Lee berates the audience when they do not respond in the right places, and even tells those sat in the gods that they needn't bother to come to future shows.

For those reading this without a knowledge of his style or delivery, going to a Stewart Lee show may sound like a masochistic experience.

His fans get a hard time, and must work for every laugh.

He tells audience at the show, which is the fifth Salford gig of his current tour, is not as good as the previous four.

But this is the Stewart Lee stage persona, which at the start of the second half, he reminds us that he has created for comedic effect.

Lee is currently preparing for the next series of his successful Comedy Vehicle show, and performs three half hour sets in addition to an encore which he says at the outset he will deliver, despite how the show goes.

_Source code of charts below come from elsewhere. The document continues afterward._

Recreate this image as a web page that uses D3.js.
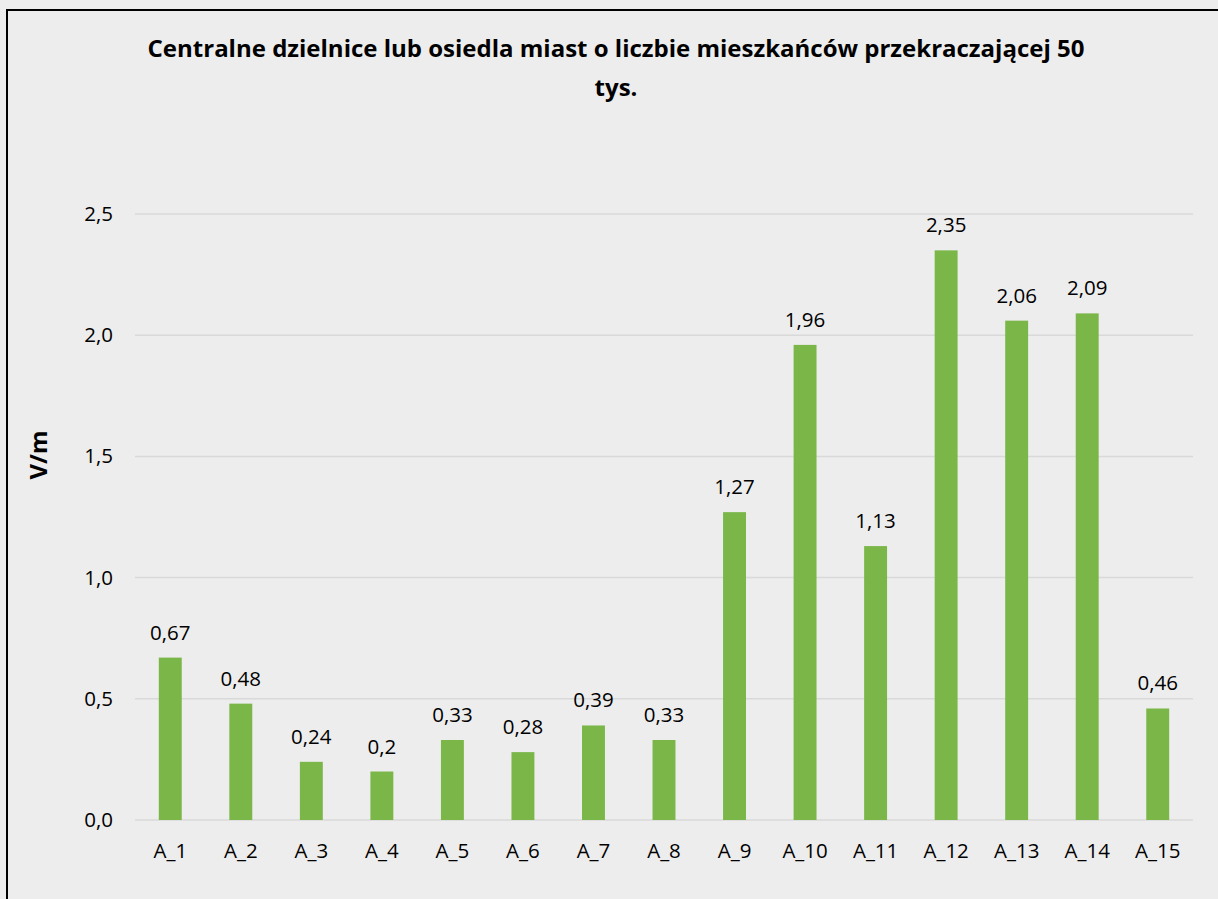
<!DOCTYPE html>
<html>
<head>
<meta charset="utf-8">
<script src="https://cdn.jsdelivr.net/npm/d3@7"></script>
<style>
  body { margin: 0; background: #ededed; }
  svg { display: block; }
  text { font-family: "Open Sans", "Noto Sans", sans-serif; fill: #000; }
</style>
</head>
<body>
<div id="chart"></div>
<script>
const W = 1218, H = 899;
const MARGIN = { top: 214, right: 25, bottom: 79, left: 135 };
const TITLE = ["Centralne dzielnice lub osiedla miast o liczbie mieszkańców przekraczającej 50", "tys."];

const categories = ["A_1","A_2","A_3","A_4","A_5","A_6","A_7","A_8","A_9","A_10","A_11","A_12","A_13","A_14","A_15"];
const values = [0.67,0.48,0.24,0.2,0.33,0.28,0.39,0.33,1.27,1.96,1.13,2.35,2.06,2.09,0.46];
const yTicks = [0, 0.5, 1.0, 1.5, 2.0, 2.5];

const svg = d3.select("#chart").append("svg").attr("width", W).attr("height", H);

svg.append("rect").attr("width", W).attr("height", H).attr("fill", "#ededed");
// frame (right and bottom edges run off the page)
svg.append("rect")
  .attr("x", 7).attr("y", 10).attr("width", W + 20).attr("height", H + 20)
  .attr("fill", "none").attr("stroke", "#000").attr("stroke-width", 2);

const width = W - MARGIN.left - MARGIN.right;
const height = H - MARGIN.top - MARGIN.bottom;

// title
svg.append("g").selectAll("text")
  .data(TITLE)
  .join("text")
  .attr("x", 616)
  .attr("y", (d, i) => 57 + i * 39)
  .attr("text-anchor", "middle")
  .style("font-weight", "bold")
  .style("font-size", "24px")
  .text(d => d);

const g = svg.append("g").attr("transform", `translate(${MARGIN.left},${MARGIN.top})`);

const x = d3.scaleBand().domain(categories).range([0, width]).paddingInner(0.675).paddingOuter(0.3375);
const y = d3.scaleLinear().domain([0, 2.5]).range([height, 0]);
const fmt = v => d3.format(".1f")(v).replace(".", ",");
const fmtLabel = v => String(v).replace(".", ",");

// gridlines
g.append("g").selectAll("line")
  .data(yTicks)
  .join("line")
  .attr("x1", 0).attr("x2", width)
  .attr("y1", d => y(d)).attr("y2", d => y(d))
  .attr("stroke", "#d9d9d9").attr("stroke-width", 1.5);

// y axis
const yAxis = g.append("g")
  .call(d3.axisLeft(y).tickValues(yTicks).tickFormat(fmt).tickSize(0).tickPadding(22));
yAxis.select(".domain").remove();
yAxis.selectAll("text").style("font-size", "20.5px").style("font-family", "'Open Sans', sans-serif").attr("fill", "#000");

// x axis
const xAxis = g.append("g").attr("transform", `translate(0,${height})`)
  .call(d3.axisBottom(x).tickSize(0).tickPadding(23));
xAxis.select(".domain").remove();
xAxis.selectAll("text").style("font-size", "20.5px").style("font-family", "'Open Sans', sans-serif").attr("fill", "#000");

// bars
g.append("g").selectAll("rect")
  .data(values)
  .join("rect")
  .attr("x", (d, i) => x(categories[i]))
  .attr("y", d => y(d))
  .attr("width", x.bandwidth())
  .attr("height", d => height - y(d))
  .attr("fill", "#7ab648");

// value labels
g.append("g").selectAll("text")
  .data(values)
  .join("text")
  .attr("x", (d, i) => x(categories[i]) + x.bandwidth() / 2)
  .attr("y", d => y(d) - 18)
  .attr("text-anchor", "middle")
  .style("font-size", "20.5px")
  .text(d => fmtLabel(d));

// y axis title
svg.append("text")
  .attr("transform", "translate(47,455) rotate(-90)")
  .attr("text-anchor", "middle")
  .style("font-weight", "bold")
  .style("font-size", "24px")
  .text("V/m");
</script>
</body>
</html>
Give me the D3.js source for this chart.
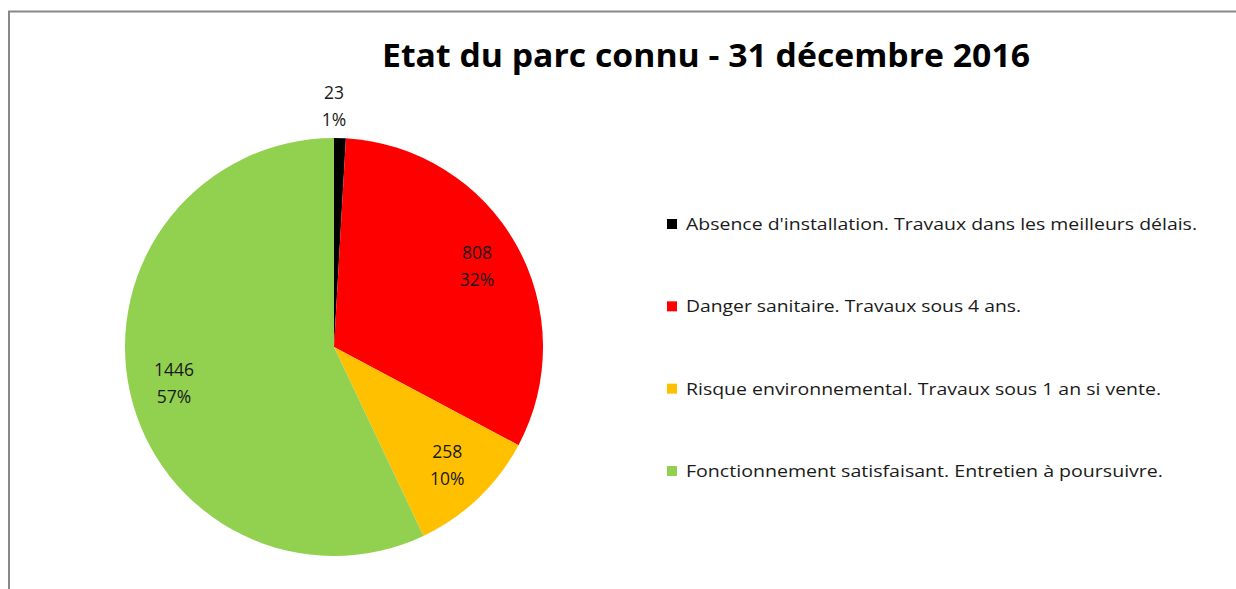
<!DOCTYPE html>
<html><head><meta charset="utf-8">
<script src="https://cdn.jsdelivr.net/npm/d3@7"></script>
<style>html,body{margin:0;padding:0;background:#fff;}svg{display:block;}</style>
</head><body>
<svg id="c" width="1236" height="589"></svg>
<script>
const categories = [
  "Absence d'installation. Travaux dans les meilleurs délais.",
  "Danger sanitaire. Travaux sous 4 ans.",
  "Risque environnemental. Travaux sous 1 an si vente.",
  "Fonctionnement satisfaisant. Entretien à poursuivre."
];
const values = [23, 808, 258, 1446];
const percentLabels = ["1%", "32%", "10%", "57%"];
const colors = ["#000000", "#FF0000", "#FFC000", "#92D050"];
const title = "Etat du parc connu - 31 décembre 2016";

const svg = d3.select("#c");
const font = "'Open Sans', 'DejaVu Sans', sans-serif";

// frame
svg.append("path").attr("d","M9,589 V11.5 H1236").attr("fill","none")
  .attr("stroke","#888").attr("stroke-width",2);

// title
svg.append("text").attr("x",706).attr("y",67).attr("text-anchor","middle")
  .attr("font-family",font).attr("font-weight","bold").attr("font-size",32)
  .attr("textLength",648).attr("lengthAdjust","spacingAndGlyphs")
  .attr("fill","#000").text(title);

const cx = 334, cy = 347, R = 209;
const g = svg.append("g").attr("transform",`translate(${cx},${cy})`);
const pie = d3.pie().value(d=>d).sort(null);
const arcs = pie(values);
const arc = d3.arc().innerRadius(0).outerRadius(R);
g.selectAll("path.s").data(arcs).join("path").attr("class","s")
  .attr("d",arc).attr("fill",(d,i)=>colors[i]);

const inLabel = d3.arc().innerRadius(164*2).outerRadius(0); // centroid at r=164
const outLabel = d3.arc().innerRadius(241*2).outerRadius(0);
const total = d3.sum(values);
arcs.forEach((d,i)=>{
  const small = d.value/total < 0.05;
  let [x,y] = (small ? outLabel : inLabel).centroid(d);
  if (small) x = 0; // Excel centres the outside label above the slice
  const t = g.append("text").attr("text-anchor","middle")
    .attr("font-family",font).attr("font-size",17.5).attr("fill","#1a1a1a");
  t.append("tspan").attr("x",x).attr("y",y-13.5).attr("dy","0.35em").text(values[i]);
  t.append("tspan").attr("x",x).attr("y",y+13.5).attr("dy","0.35em").text(percentLabels[i]);
});

// legend
const legW = [511, 335, 475, 477];
const ly = d3.scalePoint().domain(d3.range(categories.length)).range([224, 471]);
const lg = svg.append("g");
categories.forEach((c,i)=>{
  const y = ly(i);
  lg.append("rect").attr("x",667).attr("y",y-5).attr("width",10).attr("height",10).attr("fill",colors[i]);
  lg.append("text").attr("x",686).attr("y",y).attr("dy","0.35em")
    .attr("font-family",font).attr("font-size",17).attr("fill","#1a1a1a")
    .attr("textLength",legW[i]).attr("lengthAdjust","spacingAndGlyphs").text(c);
});
</script>
</body></html>
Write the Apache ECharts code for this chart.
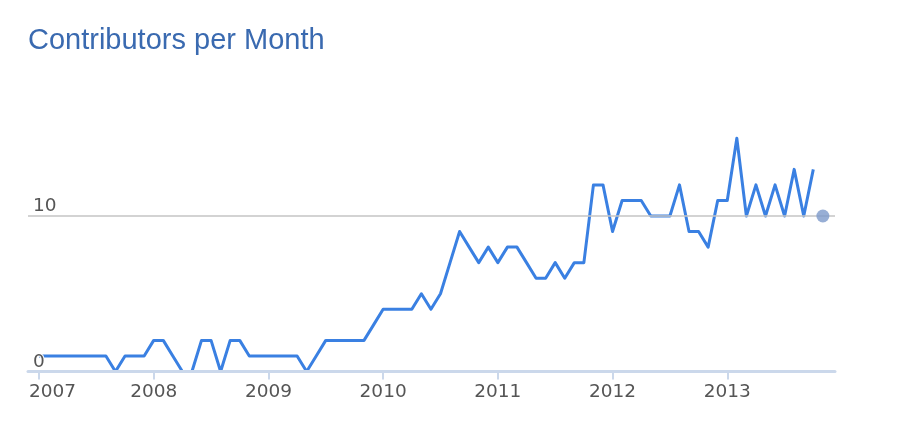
<!DOCTYPE html>
<html>
<head>
<meta charset="utf-8">
<script src="https://cdn.jsdelivr.net/npm/echarts@6/dist/echarts.min.js"></script>
<style>
html,body{margin:0;padding:0;background:#fff;}
#chart{width:900px;height:443px;}
</style>
</head>
<body>
<div id="chart"></div>
<script>
// ---- data (monthly contributor counts starting Jan 2007) ----
var titleText = 'Contributors per Month';
var startYear = 2007;
var contributors = [
  1,1,1,1,1,1,1,1,0,1,1,1,      // 2007
  2,2,1,0,0,2,2,0,2,2,1,1,      // 2008
  1,1,1,1,0,1,2,2,2,2,2,3,      // 2009
  4,4,4,4,5,4,5,7,9,8,7,8,      // 2010
  7,8,8,7,6,6,7,6,7,7,12,12,    // 2011
  9,11,11,11,10,10,10,12,9,9,8,11, // 2012
  11,15,10,12,10,12,10,13,10,13 // 2013 (Jan-Oct)
];
var currentMonthIndex = 82;   // Nov 2013 (partial month)
var currentMonthValue = 10;
var yearTicks = [2007, 2008, 2009, 2010, 2011, 2012, 2013];
var yTicks = [0, 10];

var lineData = contributors.map(function (v, i) { return [i, v]; });
var tickMonths = yearTicks.map(function (y) { return (y - startYear) * 12; });

var chart = echarts.init(document.getElementById('chart'), null, {renderer: 'canvas'});
var labelFont = '"DejaVu Sans", Verdana, sans-serif';
chart.setOption({
  animation: false,
  backgroundColor: '#ffffff',
  title: {
    text: titleText,
    left: 28,
    top: 26,
    padding: 0,
    textStyle: {
      fontFamily: '"Liberation Sans", Arial, Helvetica, sans-serif',
      fontSize: 29,
      fontWeight: 'normal',
      color: '#3a6ab0'
    }
  },
  grid: {left: 28, right: 65, top: 122.7, bottom: 71.5},
  xAxis: {
    type: 'value',
    min: -1.15,
    max: 83.27,
    z: 3,
    splitLine: {show: false},
    axisLine: {show: true, lineStyle: {color: '#cbd8eb', width: 3}},
    axisTick: {show: true, length: 8, customValues: tickMonths, lineStyle: {color: '#cbd8eb', width: 2}},
    axisLabel: {
      customValues: tickMonths,
      margin: 11,
      fontFamily: labelFont,
      fontSize: 18.5,
      color: '#555555',
      formatter: function (v) {
        var y = startYear + Math.round(v / 12);
        return v === 0 ? '{first|' + y + '}' : String(y);
      },
      rich: {
        first: {padding: [0, 0, 0, 27], fontFamily: labelFont, fontSize: 18.5, color: '#555555'}
      }
    }
  },
  yAxis: {
    type: 'value',
    min: 0,
    max: 16,
    z: 3,
    axisLine: {show: false},
    axisTick: {show: false, customValues: yTicks},
    splitLine: {show: true, lineStyle: {color: '#c4c4c4', width: 1.5}},
    axisLabel: {
      customValues: yTicks,
      inside: true,
      margin: 5,
      align: 'left',
      verticalAlign: 'bottom',
      fontFamily: labelFont,
      fontSize: 18.5,
      color: '#555555',
      textBorderColor: '#ffffff',
      textBorderWidth: 2,
      formatter: function (v) { return v === 0 ? '0' : String(v); }
    }
  },
  series: [
    {
      type: 'line',
      data: lineData,
      showSymbol: false,
      symbol: 'none',
      z: 2,
      lineStyle: {color: '#3a80e2', width: 3, join: 'round'}
    },
    {
      type: 'scatter',
      data: [[currentMonthIndex, currentMonthValue]],
      symbolSize: 13,
      z: 4,
      itemStyle: {color: '#7d9acb'}
    }
  ]
});
</script>
</body>
</html>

The set includes a brilliant routine about UKIP, and the fact that he has named his cat after the party's deputy leader Paul Nuttall, half an hour on the subject of urine, as well as an attempt at "Islamic observational stand up" in a bid to get the Daily Mail off his back.

Of course most of this is delivered with tongue firmly in cheek, with layer upon layer of meaning added until the final call back produces hilarious results.

First finding fame in the 1990s as part of a comedy duo with Richard Herring, Lee wrote the controversial Jerry Springer: The Opera in 2003 and after returning to stand up after a brief gap, his BBC show, which will return to our screens later this year, has helped to bring him to a new audience.

Lee is now regarded the godfather of modern comedy, and every other act is judged against his exacting standards.

I just hope I got somewhere near meeting those standards.